Sunday, March 26, 2006

mannered


Don’t read as much as I used to, and often have to force myself, and usually I’m glad to have done so. With Manners, a 1998 British novel by sometime comedian Robert Manners, I’m not quite sure. Picked this up from a second-hand shop, the one I used to work in, hunting for buried treasure. Hoping to be exposed to mind-altering ideas for a cheap outlay, in this case $5. ‘The writing leaves you spellbound’, proclaims one blurber. I must say I was left more bewildered and irritated than spellbound.

The book is intended as a meditation on good and evil, with the protagonist a policeman working a high-crime, high-risk area – where I’m not sure, but possibly London. Stood down and under investigation for killing a crim in the process of an arrest or an investigation or just while on patrol (the details are deliberately kept obscure), he passes into a dark night of the soul, during which he becomes a vigilante of sorts, kitted out in his banned police uniform, encountering various assailants, accomplices, victims, hanger-on and by-standers, and distractedly trying to solve crimes and retrieve his fallen estate via a police scanner.

The premise sounds promising enough, but I confess shamefully to a certain lack of sympathy for PC Manners. Partly it’s an ingrained lack of sympathy for the police in general, and for the motives for joining such a force (and the key is in that last word), but mostly it’s the authorial style and the nature of his character’s ruminations and behaviour. The mix of painfully naïve ‘analysis’ and street-wise smart-talk (much of which was incomprehensible to me, a combination of police argot, punk talk, regional slang and various unidentifiables which serious hampered the flow) might possibly work for a stand-up comic, but I found it increasingly grating. Perhaps, coming after Pinker’s The Blank Slate, the insights Manners scrabbles after struck me as too limited and dubious. In any case, I’ve never had much time for good-and-evil reflections – or rather, I tend to recast the material in my own very different light.

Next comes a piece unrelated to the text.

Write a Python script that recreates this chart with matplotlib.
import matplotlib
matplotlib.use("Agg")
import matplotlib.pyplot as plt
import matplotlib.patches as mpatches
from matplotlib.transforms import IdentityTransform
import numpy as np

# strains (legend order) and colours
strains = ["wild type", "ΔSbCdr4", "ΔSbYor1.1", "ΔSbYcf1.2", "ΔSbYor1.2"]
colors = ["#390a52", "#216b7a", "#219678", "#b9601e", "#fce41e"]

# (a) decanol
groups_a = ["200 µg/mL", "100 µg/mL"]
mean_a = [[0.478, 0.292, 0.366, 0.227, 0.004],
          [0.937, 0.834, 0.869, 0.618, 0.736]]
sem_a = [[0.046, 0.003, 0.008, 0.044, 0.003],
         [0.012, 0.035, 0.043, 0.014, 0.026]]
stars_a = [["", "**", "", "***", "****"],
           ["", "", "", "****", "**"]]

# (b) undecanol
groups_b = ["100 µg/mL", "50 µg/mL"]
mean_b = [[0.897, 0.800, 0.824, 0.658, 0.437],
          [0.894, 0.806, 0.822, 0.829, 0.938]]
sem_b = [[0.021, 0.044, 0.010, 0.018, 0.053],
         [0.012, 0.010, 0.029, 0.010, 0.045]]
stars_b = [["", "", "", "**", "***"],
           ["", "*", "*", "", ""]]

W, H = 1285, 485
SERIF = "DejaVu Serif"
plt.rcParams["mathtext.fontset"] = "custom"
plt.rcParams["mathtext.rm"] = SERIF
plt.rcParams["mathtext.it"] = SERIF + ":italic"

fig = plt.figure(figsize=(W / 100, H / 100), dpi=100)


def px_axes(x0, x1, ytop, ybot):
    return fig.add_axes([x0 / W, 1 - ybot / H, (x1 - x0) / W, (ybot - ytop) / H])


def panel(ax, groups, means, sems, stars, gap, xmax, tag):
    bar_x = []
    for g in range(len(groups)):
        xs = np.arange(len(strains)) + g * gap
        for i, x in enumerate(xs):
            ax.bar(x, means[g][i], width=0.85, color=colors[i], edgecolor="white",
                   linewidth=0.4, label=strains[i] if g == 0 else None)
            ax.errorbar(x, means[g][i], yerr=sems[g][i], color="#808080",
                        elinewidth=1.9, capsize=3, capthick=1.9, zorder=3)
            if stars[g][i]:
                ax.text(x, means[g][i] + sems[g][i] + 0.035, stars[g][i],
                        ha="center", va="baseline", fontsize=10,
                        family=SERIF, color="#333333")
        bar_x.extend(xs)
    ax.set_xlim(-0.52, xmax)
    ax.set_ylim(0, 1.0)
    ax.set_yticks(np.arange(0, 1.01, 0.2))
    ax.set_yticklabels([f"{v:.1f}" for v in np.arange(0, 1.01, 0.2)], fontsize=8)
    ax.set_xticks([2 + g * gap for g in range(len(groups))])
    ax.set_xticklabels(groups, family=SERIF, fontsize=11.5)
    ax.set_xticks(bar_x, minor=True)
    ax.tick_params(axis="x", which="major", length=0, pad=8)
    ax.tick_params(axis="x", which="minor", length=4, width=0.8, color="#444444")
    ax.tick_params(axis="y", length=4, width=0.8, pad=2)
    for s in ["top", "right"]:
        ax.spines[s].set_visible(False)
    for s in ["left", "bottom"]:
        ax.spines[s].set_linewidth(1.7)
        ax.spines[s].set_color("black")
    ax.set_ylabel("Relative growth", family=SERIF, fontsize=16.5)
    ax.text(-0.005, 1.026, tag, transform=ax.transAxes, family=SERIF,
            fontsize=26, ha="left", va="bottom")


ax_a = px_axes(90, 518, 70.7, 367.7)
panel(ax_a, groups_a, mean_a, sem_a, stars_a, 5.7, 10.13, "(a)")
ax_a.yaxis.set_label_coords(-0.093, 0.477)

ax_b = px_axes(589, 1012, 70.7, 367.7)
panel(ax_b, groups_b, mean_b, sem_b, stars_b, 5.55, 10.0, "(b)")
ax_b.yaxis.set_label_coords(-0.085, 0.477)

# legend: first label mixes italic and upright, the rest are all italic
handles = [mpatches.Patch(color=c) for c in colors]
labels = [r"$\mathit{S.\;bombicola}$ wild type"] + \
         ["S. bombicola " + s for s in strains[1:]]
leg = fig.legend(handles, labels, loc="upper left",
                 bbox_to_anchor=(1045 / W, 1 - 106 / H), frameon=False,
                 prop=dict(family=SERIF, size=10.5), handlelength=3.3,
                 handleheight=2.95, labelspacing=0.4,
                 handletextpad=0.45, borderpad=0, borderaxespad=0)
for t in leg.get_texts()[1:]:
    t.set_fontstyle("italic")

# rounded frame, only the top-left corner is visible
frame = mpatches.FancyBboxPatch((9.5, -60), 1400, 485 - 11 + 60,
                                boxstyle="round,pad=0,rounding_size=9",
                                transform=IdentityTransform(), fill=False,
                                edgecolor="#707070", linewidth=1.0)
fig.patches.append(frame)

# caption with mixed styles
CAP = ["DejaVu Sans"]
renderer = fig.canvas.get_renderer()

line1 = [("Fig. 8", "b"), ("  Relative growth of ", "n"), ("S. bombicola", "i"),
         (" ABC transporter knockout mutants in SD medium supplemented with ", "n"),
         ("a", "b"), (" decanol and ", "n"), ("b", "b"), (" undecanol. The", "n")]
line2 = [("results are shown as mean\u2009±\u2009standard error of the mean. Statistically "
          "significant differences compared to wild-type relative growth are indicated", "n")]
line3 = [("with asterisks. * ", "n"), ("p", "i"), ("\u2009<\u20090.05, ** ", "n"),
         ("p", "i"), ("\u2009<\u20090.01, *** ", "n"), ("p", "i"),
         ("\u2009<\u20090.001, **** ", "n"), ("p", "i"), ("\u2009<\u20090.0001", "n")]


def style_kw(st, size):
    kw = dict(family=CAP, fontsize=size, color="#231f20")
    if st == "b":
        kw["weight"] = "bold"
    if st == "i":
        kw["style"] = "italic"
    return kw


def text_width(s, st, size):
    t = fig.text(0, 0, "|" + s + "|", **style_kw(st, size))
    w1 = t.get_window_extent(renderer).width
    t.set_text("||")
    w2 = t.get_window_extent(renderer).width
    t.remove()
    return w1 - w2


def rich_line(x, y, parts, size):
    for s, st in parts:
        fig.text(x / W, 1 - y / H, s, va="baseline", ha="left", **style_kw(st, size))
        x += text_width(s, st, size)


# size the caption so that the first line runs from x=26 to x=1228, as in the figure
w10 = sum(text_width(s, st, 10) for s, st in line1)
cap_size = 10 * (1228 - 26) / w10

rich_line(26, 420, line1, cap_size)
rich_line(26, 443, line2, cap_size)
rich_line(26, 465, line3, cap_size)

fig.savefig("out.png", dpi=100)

I’ve mentioned guilt feelings about not liking the book – after all, it’s about a struggling working-classer who happens to be a cop, who’s having woman probs and friendship probs, who’s critical of and sympathetic to housing estate culture, who gets mired in tragedy. Somehow, though, I couldn’t quite believe in him. I was irritated by a sense of performance from the author, and Manners’ irrational enthusiasms and strident if nervy opinions left me almost eerily cold. Just how sympathetic are we supposed to feel?